[Items from a dataset]
^^^^^^^^^^^^^^^^

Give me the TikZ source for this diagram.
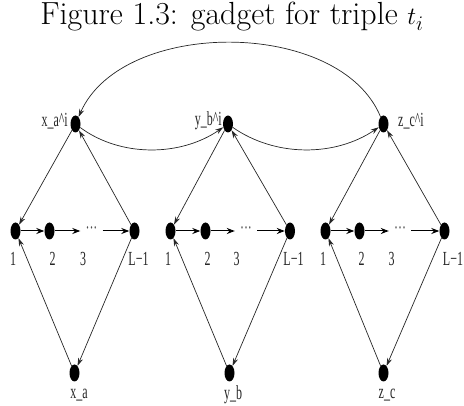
\documentclass[tikz,border=0pt]{standalone}
\usepackage{fontspec}
\usetikzlibrary{shapes.geometric,arrows.meta}
\newfontfamily\labfont[FakeStretch=0.6]{Liberation Serif}
\begin{document}
\begin{tikzpicture}[x=1pt,y=-1pt,
  dot/.style={ellipse,fill=black,minimum width=10pt,minimum height=17pt,inner sep=0pt},
  lab/.style={font=\labfont\fontsize{20}{20}\selectfont,inner sep=0pt,text=black!85},
  dotsnode/.style={font=\labfont\fontsize{20}{20}\selectfont,inner sep=5pt,text=black!70},
  arr/.style={-{Stealth[length=8pt,width=5pt]},line width=0.7pt,draw=black!85},
  chain/.style={-{Stealth[length=8pt,width=6pt]},line width=1pt,draw=black},
]
\useasboundingbox (0,0) rectangle (464,406);
\node[font=\fontsize{32}{36}\selectfont,anchor=base,inner sep=0pt] (title) at (232,25) {Figure 1.3: gadget for triple $t_i$};

% top nodes
\node[dot] (xt) at (75.5,124) {};
\node[dot] (yt) at (228,124) {};
\node[dot] (zt) at (383.5,124) {};
\node[lab,anchor=east] (xtl) at (68,121) {x\_a\textasciicircum i};
\node[lab,anchor=east] (ytl) at (222,121) {y\_b\textasciicircum i};
\node[lab,anchor=west] (ztl) at (398,121) {z\_c\textasciicircum i};

% bottom nodes
\node[dot] (xb) at (74.5,373) {};
\node[dot] (yb) at (229.5,373) {};
\node[dot] (zb) at (383.5,373) {};
\node[lab] (xbl) at (79,395) {x\_a};
\node[lab] (ybl) at (233,395) {y\_b};
\node[lab] (zbl) at (387,395) {z\_c};

% group A
\node[dot] (a1) at (15.5,231) {};
\node[dot] (a2) at (49.5,231) {};
\node[dotsnode] (ad) at (91.5,231) {\textperiodcentered\textperiodcentered\textperiodcentered};
\node[dot] (aL) at (134.5,231) {};
\node[lab] (a1l) at (13,259) {1};
\node[lab] (a2l) at (52.5,259) {2};
\node[lab] (a3l) at (83,259) {3};
\node[lab] (aLl) at (138.5,259) {L−1};

% group B
\node[dot] (b1) at (170.5,231) {};
\node[dot] (b2) at (205.5,231) {};
\node[dotsnode] (bd) at (246,231) {\textperiodcentered\textperiodcentered\textperiodcentered};
\node[dot] (bL) at (290,231) {};
\node[lab] (b1l) at (168,259) {1};
\node[lab] (b2l) at (207.5,259) {2};
\node[lab] (b3l) at (236.5,259) {3};
\node[lab] (bLl) at (293.5,259) {L−1};

% group C
\node[dot] (c1) at (325.5,231) {};
\node[dot] (c2) at (359.5,231) {};
\node[dotsnode] (cd) at (400,231) {\textperiodcentered\textperiodcentered\textperiodcentered};
\node[dot] (cL) at (444.5,231) {};
\node[lab] (c1l) at (323,259) {1};
\node[lab] (c2l) at (361.5,259) {2};
\node[lab] (c3l) at (391.5,259) {3};
\node[lab] (cLl) at (453,259) {L−1};

% chains
\foreach \g in {a,b,c} {
  \draw[chain] (\g1) -- (\g2);
  \draw[chain] (\g2) -- (\g d);
  \draw[chain] (\g d) -- (\g L);
}

% diamonds
\draw[arr] (xt) -- (a1);
\draw[arr] (aL) -- (xt);
\draw[arr] (xb) -- (a1);
\draw[arr] (aL) -- (xb);

\draw[arr] (yt) -- (b1);
\draw[arr] (bL) -- (yt);
\draw[arr] (yb) -- (b1);
\draw[arr] (bL) -- (yb);

\draw[arr] (zt) -- (c1);
\draw[arr] (cL) -- (zt);
\draw[arr] (zb) -- (c1);
\draw[arr] (cL) -- (zb);

% curves between top nodes
\draw[arr] (xt) .. controls (120,157) and (180,157) .. (yt);
\draw[arr] (yt) .. controls (275,157) and (335,157) .. (zt);
\draw[arr] (zt) .. controls (340,18) and (122,18) .. (xt);
\end{tikzpicture}
\end{document}
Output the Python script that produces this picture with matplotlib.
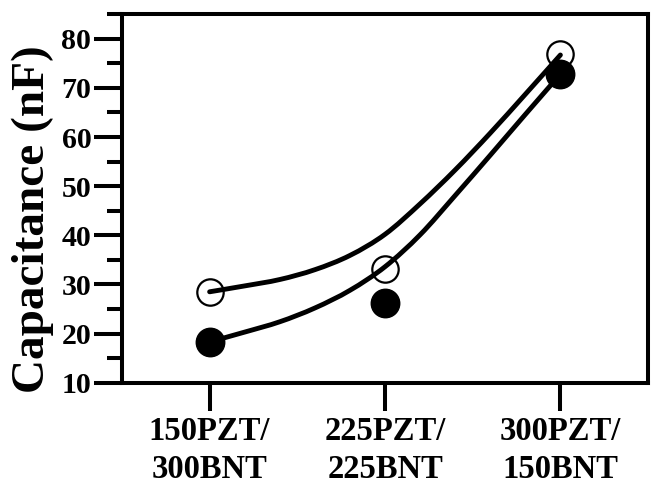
import matplotlib
matplotlib.use("Agg")
import matplotlib.pyplot as plt
from matplotlib.ticker import MultipleLocator
from matplotlib.path import Path
from matplotlib.patches import PathPatch

# ---- data ----
categories = ["150PZT/\n300BNT", "225PZT/\n225BNT", "300PZT/\n150BNT"]
open_values = [28.5, 33.2, 77.0]
filled_values = [18.3, 26.2, 72.9]

curve_x = [0.0, 0.2, 0.4, 0.6, 0.8, 1.0, 1.2, 1.4, 1.6, 1.8, 2.0]
open_curve = [28.5, 29.7, 31.0, 33.0, 35.9, 40.2, 46.4, 53.3, 60.8, 68.7, 76.7]
filled_curve = [18.3, 20.3, 22.4, 25.2, 28.8, 33.6, 40.1, 48.1, 56.3, 64.6, 72.8]

yticks = [10, 20, 30, 40, 50, 60, 70, 80]

plt.rcParams['font.family'] = ['Liberation Serif', 'DejaVu Serif']
plt.rcParams['font.weight'] = 'bold'


def smooth_path(xs, ys):
    """Smooth (Catmull-Rom style) Bezier path through the sampled points."""
    pts = list(zip(xs, ys))
    verts = [pts[0]]
    codes = [Path.MOVETO]
    n = len(pts)
    for i in range(n - 1):
        p0 = pts[i - 1] if i > 0 else pts[i]
        p1 = pts[i]
        p2 = pts[i + 1]
        p3 = pts[i + 2] if i + 2 < n else pts[i + 1]
        c1 = (p1[0] + (p2[0] - p0[0]) / 6.0, p1[1] + (p2[1] - p0[1]) / 6.0)
        c2 = (p2[0] - (p3[0] - p1[0]) / 6.0, p2[1] - (p3[1] - p1[1]) / 6.0)
        verts += [c1, c2, p2]
        codes += [Path.CURVE4] * 3
    return Path(verts, codes)


fig = plt.figure(figsize=(6.52, 4.9), dpi=100)
ax = fig.add_axes([0.187, 0.219, 0.807, 0.752])

xpos = list(range(len(categories)))
for cy in (open_curve, filled_curve):
    ax.add_patch(PathPatch(smooth_path(curve_x, cy), facecolor='none',
                           edgecolor='black', lw=3.5, capstyle='round',
                           joinstyle='round', zorder=2))
ax.plot(xpos, open_values, linestyle='none', marker='o', markersize=19,
        markerfacecolor='none', markeredgecolor='black', markeredgewidth=1.6, zorder=3)
ax.plot(xpos, filled_values, linestyle='none', marker='o', markersize=20.5,
        markerfacecolor='black', markeredgecolor='black', zorder=4)

ax.set_xlim(-0.5, 2.5)
ax.set_ylim(10, 85)
ax.set_xticks(xpos)
ax.set_xticklabels(categories, fontsize=23.5, fontweight='bold', linespacing=1.3)
ax.set_yticks(yticks)
ax.set_yticklabels([str(v) for v in yticks], fontsize=21.5, fontweight='bold')
ax.yaxis.set_minor_locator(MultipleLocator(5))

for s in ax.spines.values():
    s.set_linewidth(2.9)

ax.tick_params(axis='y', which='major', length=20, width=2.9, pad=2, direction='out')
ax.tick_params(axis='y', which='minor', length=10.5, width=2.9, direction='out')
ax.tick_params(axis='x', which='major', length=20, width=2.9, pad=4, direction='out')
ax.tick_params(top=False, right=False)

ax.set_ylabel("Capacitance (nF)", fontsize=34, fontweight='bold')
ax.yaxis.set_label_coords(-0.129, 0.444)

fig.savefig("out.png", dpi=100)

^^^^^^^^^^^^^^^^

Please restate the material above line by line, exactly, beginning at its first line and ending with the line that contains "sep=0pt] (title) at", without any pictures.

Give me the TikZ source for this diagram.
\documentclass[tikz,border=0pt]{standalone}
\usepackage{fontspec}
\usetikzlibrary{shapes.geometric,arrows.meta}
\newfontfamily\labfont[FakeStretch=0.6]{Liberation Serif}
\begin{document}
\begin{tikzpicture}[x=1pt,y=-1pt,
  dot/.style={ellipse,fill=black,minimum width=10pt,minimum height=17pt,inner sep=0pt},
  lab/.style={font=\labfont\fontsize{20}{20}\selectfont,inner sep=0pt,text=black!85},
  dotsnode/.style={font=\labfont\fontsize{20}{20}\selectfont,inner sep=5pt,text=black!70},
  arr/.style={-{Stealth[length=8pt,width=5pt]},line width=0.7pt,draw=black!85},
  chain/.style={-{Stealth[length=8pt,width=6pt]},line width=1pt,draw=black},
]
\useasboundingbox (0,0) rectangle (464,406);
\node[font=\fontsize{32}{36}\selectfont,anchor=base,inner sep=0pt] (title) at (232,25) {Figure 1.3: gadget for triple $t_i$};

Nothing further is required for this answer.